Alcohol advertising banned from the 2002 Olympic g



    George Van Komen, chair of UAPC, said that alcohol should not be seen as a part of the Olympics.

    “I feel it is a very bad connection to have alcohol and sports in the Olympics,” he said.

    Komen also worries about the number of athletes under the legal drinking age.

    “It seems so contradictory to the Olympics to have athletes well below the age of 21 where alcohol is freely advertised,” he said.

    Mike Korologos, spokesman for the Salt Lake Organizing Committee said they do not currently anticipate having any alcohol companies sponsors.

    “The Salt Lake Committee does not intend to have a liquor sponsor. There is, however, a long-standing relationship between the United States Olympic Committee and a brewery. A brewery finances many Olympic athletes and events. We do not intend to become involved in that relationship,” he said.

    “The 1994 Atlanta Olympic Committee signed a $40 million contract with Anheuser-Busch.

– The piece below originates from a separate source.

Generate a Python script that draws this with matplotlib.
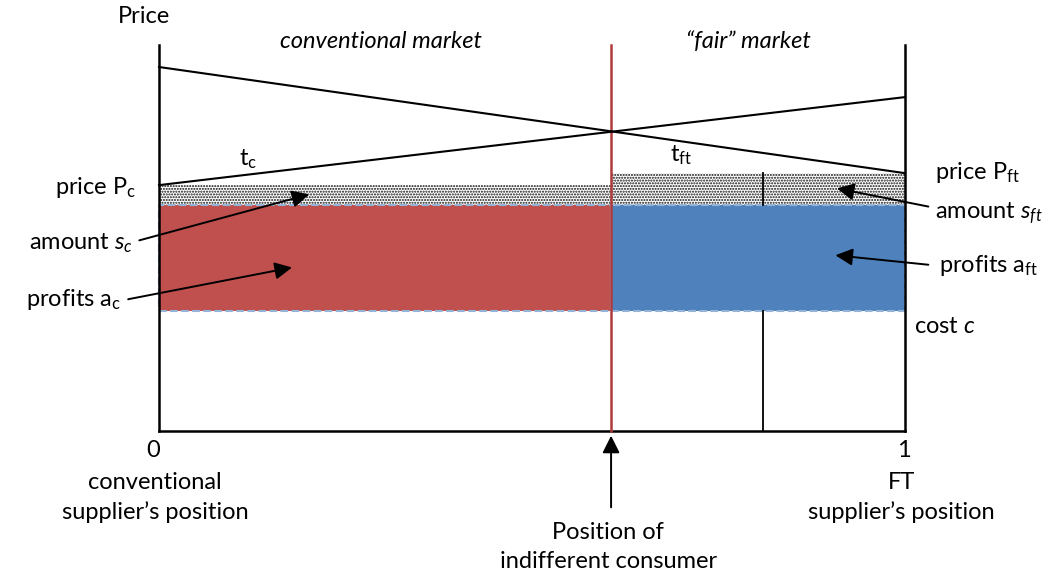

We felt that was very inappropriate,” Komen said.

    However, Korologos said that the contract with Anheuser Busch saved Georgia taxpayers a lot of money.

    “The Atlanta Committee just barely came out even as far as their budget is concerned, not using tax money. Can you imagine what would have happened if they had been $40 million short not using that sponsorship money and had to turn to the taxpayers? They would have lynched the committee,” he said.